(Task details) Give the listing again exactly, omitting its images.
-------- Extracted information
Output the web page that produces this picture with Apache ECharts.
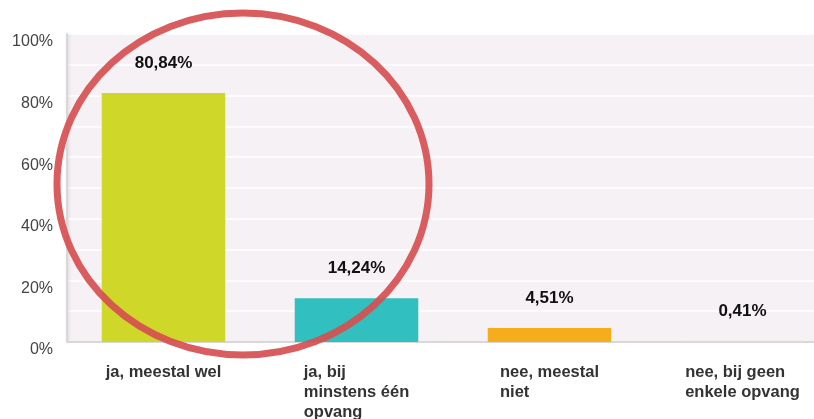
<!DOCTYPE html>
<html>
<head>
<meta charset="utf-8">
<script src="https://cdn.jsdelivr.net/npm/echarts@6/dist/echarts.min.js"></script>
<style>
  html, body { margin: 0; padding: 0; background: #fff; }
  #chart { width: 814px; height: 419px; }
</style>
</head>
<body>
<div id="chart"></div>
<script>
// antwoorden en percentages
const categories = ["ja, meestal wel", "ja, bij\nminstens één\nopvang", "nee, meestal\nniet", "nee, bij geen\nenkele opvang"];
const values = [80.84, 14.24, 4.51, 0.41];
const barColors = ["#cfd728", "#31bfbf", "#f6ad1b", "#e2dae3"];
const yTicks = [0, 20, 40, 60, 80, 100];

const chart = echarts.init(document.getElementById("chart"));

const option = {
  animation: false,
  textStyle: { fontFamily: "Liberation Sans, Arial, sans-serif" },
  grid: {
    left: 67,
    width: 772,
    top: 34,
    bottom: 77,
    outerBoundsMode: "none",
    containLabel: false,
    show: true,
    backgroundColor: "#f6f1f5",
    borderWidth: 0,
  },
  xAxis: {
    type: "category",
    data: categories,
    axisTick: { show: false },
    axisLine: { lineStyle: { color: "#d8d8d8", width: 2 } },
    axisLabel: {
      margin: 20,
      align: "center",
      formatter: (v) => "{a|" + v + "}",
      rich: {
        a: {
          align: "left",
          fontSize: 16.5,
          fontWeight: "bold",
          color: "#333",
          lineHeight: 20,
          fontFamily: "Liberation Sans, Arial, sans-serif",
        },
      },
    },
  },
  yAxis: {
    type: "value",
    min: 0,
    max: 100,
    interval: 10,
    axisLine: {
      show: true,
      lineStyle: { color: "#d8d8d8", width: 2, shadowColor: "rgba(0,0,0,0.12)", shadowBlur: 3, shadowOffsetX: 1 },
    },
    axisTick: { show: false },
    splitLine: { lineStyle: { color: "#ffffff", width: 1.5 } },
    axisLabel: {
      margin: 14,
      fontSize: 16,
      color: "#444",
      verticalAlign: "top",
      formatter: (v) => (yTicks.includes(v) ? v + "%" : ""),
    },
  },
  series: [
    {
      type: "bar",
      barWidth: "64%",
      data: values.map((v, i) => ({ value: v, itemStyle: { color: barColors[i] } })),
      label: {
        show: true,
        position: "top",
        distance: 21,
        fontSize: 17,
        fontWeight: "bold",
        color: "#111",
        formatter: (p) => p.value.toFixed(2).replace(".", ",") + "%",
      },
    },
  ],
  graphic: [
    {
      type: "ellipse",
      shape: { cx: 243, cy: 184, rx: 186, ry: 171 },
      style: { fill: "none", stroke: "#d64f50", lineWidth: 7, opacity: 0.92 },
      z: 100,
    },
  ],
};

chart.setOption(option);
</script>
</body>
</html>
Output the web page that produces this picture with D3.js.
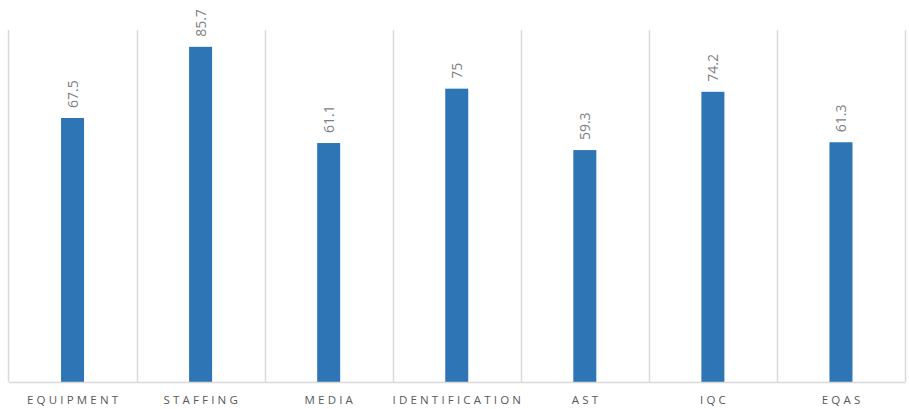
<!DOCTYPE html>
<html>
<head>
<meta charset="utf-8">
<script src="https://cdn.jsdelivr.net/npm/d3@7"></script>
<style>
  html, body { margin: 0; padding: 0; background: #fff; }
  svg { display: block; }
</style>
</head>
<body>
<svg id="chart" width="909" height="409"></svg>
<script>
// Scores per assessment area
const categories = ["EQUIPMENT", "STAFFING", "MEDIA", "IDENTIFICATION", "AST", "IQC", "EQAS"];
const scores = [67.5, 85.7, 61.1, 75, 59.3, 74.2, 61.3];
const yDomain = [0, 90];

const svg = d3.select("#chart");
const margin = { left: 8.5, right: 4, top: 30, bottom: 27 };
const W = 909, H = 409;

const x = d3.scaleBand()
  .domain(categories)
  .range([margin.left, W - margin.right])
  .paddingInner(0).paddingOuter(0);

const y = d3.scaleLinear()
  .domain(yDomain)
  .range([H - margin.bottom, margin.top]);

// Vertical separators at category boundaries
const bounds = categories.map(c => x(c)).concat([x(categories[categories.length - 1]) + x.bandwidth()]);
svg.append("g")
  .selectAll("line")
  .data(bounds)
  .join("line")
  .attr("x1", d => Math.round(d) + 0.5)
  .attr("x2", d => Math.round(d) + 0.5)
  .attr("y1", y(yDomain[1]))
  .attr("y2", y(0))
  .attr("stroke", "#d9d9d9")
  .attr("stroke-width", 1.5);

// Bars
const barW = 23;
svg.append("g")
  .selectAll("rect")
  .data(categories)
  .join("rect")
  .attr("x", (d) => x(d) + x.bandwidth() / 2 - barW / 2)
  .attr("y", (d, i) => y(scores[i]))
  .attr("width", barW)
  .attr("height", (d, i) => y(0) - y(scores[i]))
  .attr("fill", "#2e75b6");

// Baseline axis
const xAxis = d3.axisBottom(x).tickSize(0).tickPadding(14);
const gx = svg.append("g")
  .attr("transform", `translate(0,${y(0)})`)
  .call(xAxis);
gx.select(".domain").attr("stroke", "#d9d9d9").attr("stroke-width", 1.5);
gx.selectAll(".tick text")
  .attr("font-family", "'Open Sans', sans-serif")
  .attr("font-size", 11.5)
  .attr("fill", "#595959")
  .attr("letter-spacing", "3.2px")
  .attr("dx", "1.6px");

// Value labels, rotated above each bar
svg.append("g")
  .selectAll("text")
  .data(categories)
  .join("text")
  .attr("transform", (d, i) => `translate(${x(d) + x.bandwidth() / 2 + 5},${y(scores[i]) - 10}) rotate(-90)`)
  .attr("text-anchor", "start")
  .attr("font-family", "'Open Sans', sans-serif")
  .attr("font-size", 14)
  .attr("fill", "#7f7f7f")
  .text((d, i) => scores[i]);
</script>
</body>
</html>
----------------
(Solution to the problem)
Output the web page that produces this picture with Apache ECharts.
<!DOCTYPE html>
<html>
<head>
<meta charset="utf-8">
<script src="https://cdn.jsdelivr.net/npm/echarts@6/dist/echarts.min.js"></script>
<style>
  html, body { margin: 0; padding: 0; background: #fff; }
  #chart { width: 814px; height: 419px; }
</style>
</head>
<body>
<div id="chart"></div>
<script>
// antwoorden en percentages
const categories = ["ja, meestal wel", "ja, bij\nminstens één\nopvang", "nee, meestal\nniet", "nee, bij geen\nenkele opvang"];
const values = [80.84, 14.24, 4.51, 0.41];
const barColors = ["#cfd728", "#31bfbf", "#f6ad1b", "#e2dae3"];
const yTicks = [0, 20, 40, 60, 80, 100];

const chart = echarts.init(document.getElementById("chart"));

const option = {
  animation: false,
  textStyle: { fontFamily: "Liberation Sans, Arial, sans-serif" },
  grid: {
    left: 67,
    width: 772,
    top: 34,
    bottom: 77,
    outerBoundsMode: "none",
    containLabel: false,
    show: true,
    backgroundColor: "#f6f1f5",
    borderWidth: 0,
  },
  xAxis: {
    type: "category",
    data: categories,
    axisTick: { show: false },
    axisLine: { lineStyle: { color: "#d8d8d8", width: 2 } },
    axisLabel: {
      margin: 20,
      align: "center",
      formatter: (v) => "{a|" + v + "}",
      rich: {
        a: {
          align: "left",
          fontSize: 16.5,
          fontWeight: "bold",
          color: "#333",
          lineHeight: 20,
          fontFamily: "Liberation Sans, Arial, sans-serif",
        },
      },
    },
  },
  yAxis: {
    type: "value",
    min: 0,
    max: 100,
    interval: 10,
    axisLine: {
      show: true,
      lineStyle: { color: "#d8d8d8", width: 2, shadowColor: "rgba(0,0,0,0.12)", shadowBlur: 3, shadowOffsetX: 1 },
    },
    axisTick: { show: false },
    splitLine: { lineStyle: { color: "#ffffff", width: 1.5 } },
    axisLabel: {
      margin: 14,
      fontSize: 16,
      color: "#444",
      verticalAlign: "top",
      formatter: (v) => (yTicks.includes(v) ? v + "%" : ""),
    },
  },
  series: [
    {
      type: "bar",
      barWidth: "64%",
      data: values.map((v, i) => ({ value: v, itemStyle: { color: barColors[i] } })),
      label: {
        show: true,
        position: "top",
        distance: 21,
        fontSize: 17,
        fontWeight: "bold",
        color: "#111",
        formatter: (p) => p.value.toFixed(2).replace(".", ",") + "%",
      },
    },
  ],
  graphic: [
    {
      type: "ellipse",
      shape: { cx: 243, cy: 184, rx: 186, ry: 171 },
      style: { fill: "none", stroke: "#d64f50", lineWidth: 7, opacity: 0.92 },
      z: 100,
    },
  ],
};

chart.setOption(option);
</script>
</body>
</html>
Output the web page that produces this picture with D3.js.
<!DOCTYPE html>
<html>
<head>
<meta charset="utf-8">
<script src="https://cdn.jsdelivr.net/npm/d3@7"></script>
<style>
  html, body { margin: 0; padding: 0; background: #fff; }
  svg { display: block; }
</style>
</head>
<body>
<svg id="chart" width="909" height="409"></svg>
<script>
// Scores per assessment area
const categories = ["EQUIPMENT", "STAFFING", "MEDIA", "IDENTIFICATION", "AST", "IQC", "EQAS"];
const scores = [67.5, 85.7, 61.1, 75, 59.3, 74.2, 61.3];
const yDomain = [0, 90];

const svg = d3.select("#chart");
const margin = { left: 8.5, right: 4, top: 30, bottom: 27 };
const W = 909, H = 409;

const x = d3.scaleBand()
  .domain(categories)
  .range([margin.left, W - margin.right])
  .paddingInner(0).paddingOuter(0);

const y = d3.scaleLinear()
  .domain(yDomain)
  .range([H - margin.bottom, margin.top]);

// Vertical separators at category boundaries
const bounds = categories.map(c => x(c)).concat([x(categories[categories.length - 1]) + x.bandwidth()]);
svg.append("g")
  .selectAll("line")
  .data(bounds)
  .join("line")
  .attr("x1", d => Math.round(d) + 0.5)
  .attr("x2", d => Math.round(d) + 0.5)
  .attr("y1", y(yDomain[1]))
  .attr("y2", y(0))
  .attr("stroke", "#d9d9d9")
  .attr("stroke-width", 1.5);

// Bars
const barW = 23;
svg.append("g")
  .selectAll("rect")
  .data(categories)
  .join("rect")
  .attr("x", (d) => x(d) + x.bandwidth() / 2 - barW / 2)
  .attr("y", (d, i) => y(scores[i]))
  .attr("width", barW)
  .attr("height", (d, i) => y(0) - y(scores[i]))
  .attr("fill", "#2e75b6");

// Baseline axis
const xAxis = d3.axisBottom(x).tickSize(0).tickPadding(14);
const gx = svg.append("g")
  .attr("transform", `translate(0,${y(0)})`)
  .call(xAxis);
gx.select(".domain").attr("stroke", "#d9d9d9").attr("stroke-width", 1.5);
gx.selectAll(".tick text")
  .attr("font-family", "'Open Sans', sans-serif")
  .attr("font-size", 11.5)
  .attr("fill", "#595959")
  .attr("letter-spacing", "3.2px")
  .attr("dx", "1.6px");

// Value labels, rotated above each bar
svg.append("g")
  .selectAll("text")
  .data(categories)
  .join("text")
  .attr("transform", (d, i) => `translate(${x(d) + x.bandwidth() / 2 + 5},${y(scores[i]) - 10}) rotate(-90)`)
  .attr("text-anchor", "start")
  .attr("font-family", "'Open Sans', sans-serif")
  .attr("font-size", 14)
  .attr("fill", "#7f7f7f")
  .text((d, i) => scores[i]);
</script>
</body>
</html>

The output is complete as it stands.